She was surprised that I enjoyed Full House. Because frankly, it’s a dumb thing. But my ability to ascertain an episode’s entire premise after three or four pieces of dialogue convinced her of my level of fandom, and we enjoyed what was likely the first connection her and I had ever shared.
After a few episodes Nicole, in keeping with her gender, complained repeatedly of having to go to the bathroom. Provided with ample commercial breaks and sitting four feet from the bathroom, I said what every male says in this situation: “Then go.” It would take me years of this manner of exchange to learn to just allow them their mindless complaints. But I was still young and inexperienced, so a healthy argument arose from this. It culminated, somehow, in a challenge that neither of us would leave the couch until the Full House marathon had ended.
What neither of us knew at the time was that the station putting on this marathon wasn’t messing around. They must have played every single episode, and I had been at work when it started.
The first few episodes into the challenge were fine. Her new sense of competition quelled what complaints she had swelling up inside of her in the spirit of putting on a tough face. I had pissed just after arriving home, and by the nature of her needing to go before the competition felt I was in good standing. But Nicole was no chump. Two hours into it my tiny bladder began sending signals to go seek relief.

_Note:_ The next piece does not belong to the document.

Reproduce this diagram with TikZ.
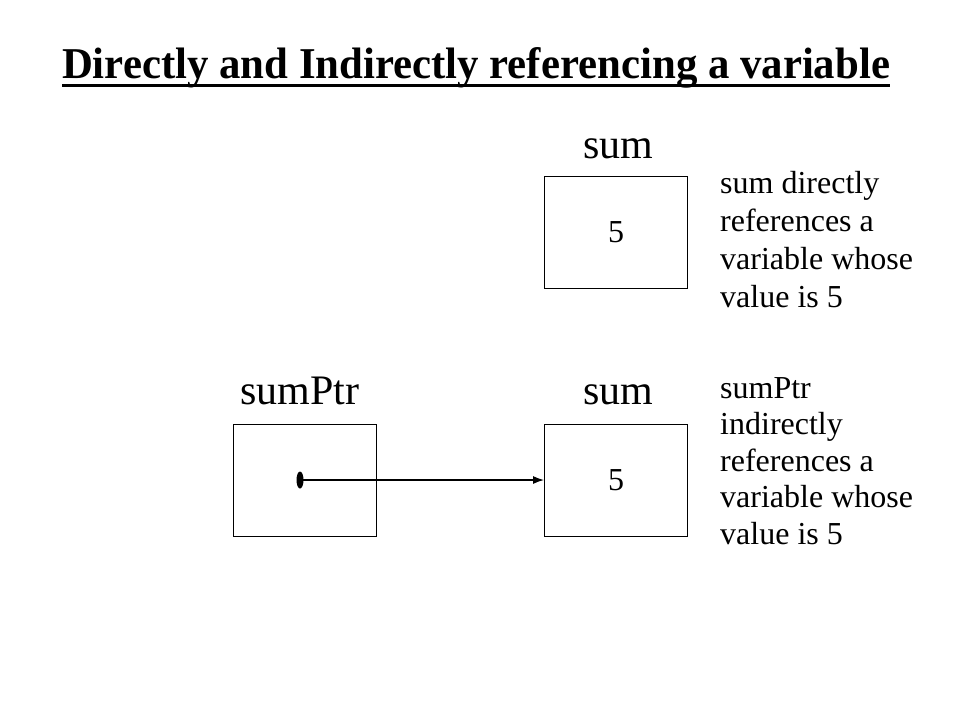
\documentclass[tikz,border=0pt]{standalone}
\usepackage{fontspec}
\setmainfont{Liberation Serif}
\usetikzlibrary{positioning,arrows.meta}

\begin{document}
\begin{tikzpicture}[x=1pt,y=-1pt,
memcell/.style={draw,line width=1pt,minimum width=143pt,minimum height=112pt,inner sep=0pt,font=\fontsize{32}{36}\selectfont},
varname/.style={font=\fontsize{42}{48}\selectfont,anchor=base,inner sep=0pt},
note/.style={font=\fontsize{32}{38}\selectfont,align=left,anchor=north west,inner sep=0pt}]
\useasboundingbox (0,0) rectangle (960,720);
%
\node[font=\bfseries\fontsize{44}{50}\selectfont,xscale=0.973,anchor=base,inner sep=0pt](title) at (476,78){Directly and Indirectly referencing a variable};
\draw[line width=3.5pt](62,85.5)--(890,85.5);
%
\node[memcell](top) at (616,232){5};
\node[varname](topname) at (618,158){sum};
\node[note](topnote) at (720,171){sum directly\\references a\\variable whose\\value is 5};
%
\node[memcell](ptr) at (304.5,480){};
\node[memcell](val) at (616,480){5};
\node[varname](ptrname) at (300,404){sumPtr};
\node[varname](valname) at (618,404){sum};
\node[note,font=\fontsize{32}{36.5}\selectfont](ptrnote) at (720,377){sumPtr\\indirectly\\references a\\variable whose\\value is 5};
%
\coordinate (dot) at (300,480);
\fill (dot) ellipse (3.5pt and 8.5pt);
\draw[line width=1.2pt,-{Latex[length=11pt,width=8pt]}](dot)--(val.west);
\end{tikzpicture}
\end{document}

I believe the parameters of us not being able to move off the couch, not just simply forbidden from using the restroom was a fluke of the conversation, but it ended up being equal in its agony. We twisted and turned seeking comfort for limbs exhausted with disuse. Every newly conceived position also had to compensate for the abdomen which after eleven episodes could not have even a milligram of weight on it.
Our other housemates had come and gone in their own fashion, some tired of the same episodic structure and canned laughter, others simply did not want to be around the two melancholic weirdos on the couch. By the time the sun had set, all humor had left the situation, and thoughts of permanent damage to my organs began wandering around my subconscious.
After batting the word RUPTURE out of my mind for the ninth time, I turned as Nicole rose awkwardly to her feet, and padded wordlessly into the bathroom.
I had won a battle, but the next one was waiting for me at the other toilet in the house. I climbed the stairs in agony, and locked myself in the bathroom. I stood in position staring at my junk, waiting for alleviation for over a minute. The pressure inside me yearned for a release, and I was out of ideas on how to be of assistance. I had followed all the steps I learned as a child, and found them lacking results for the first time. I began searching my memory for health class notes in a desperate attempt to help the situation. Perhaps knowing that my “pelvic floor muscles” were to blame would somehow provide a solution.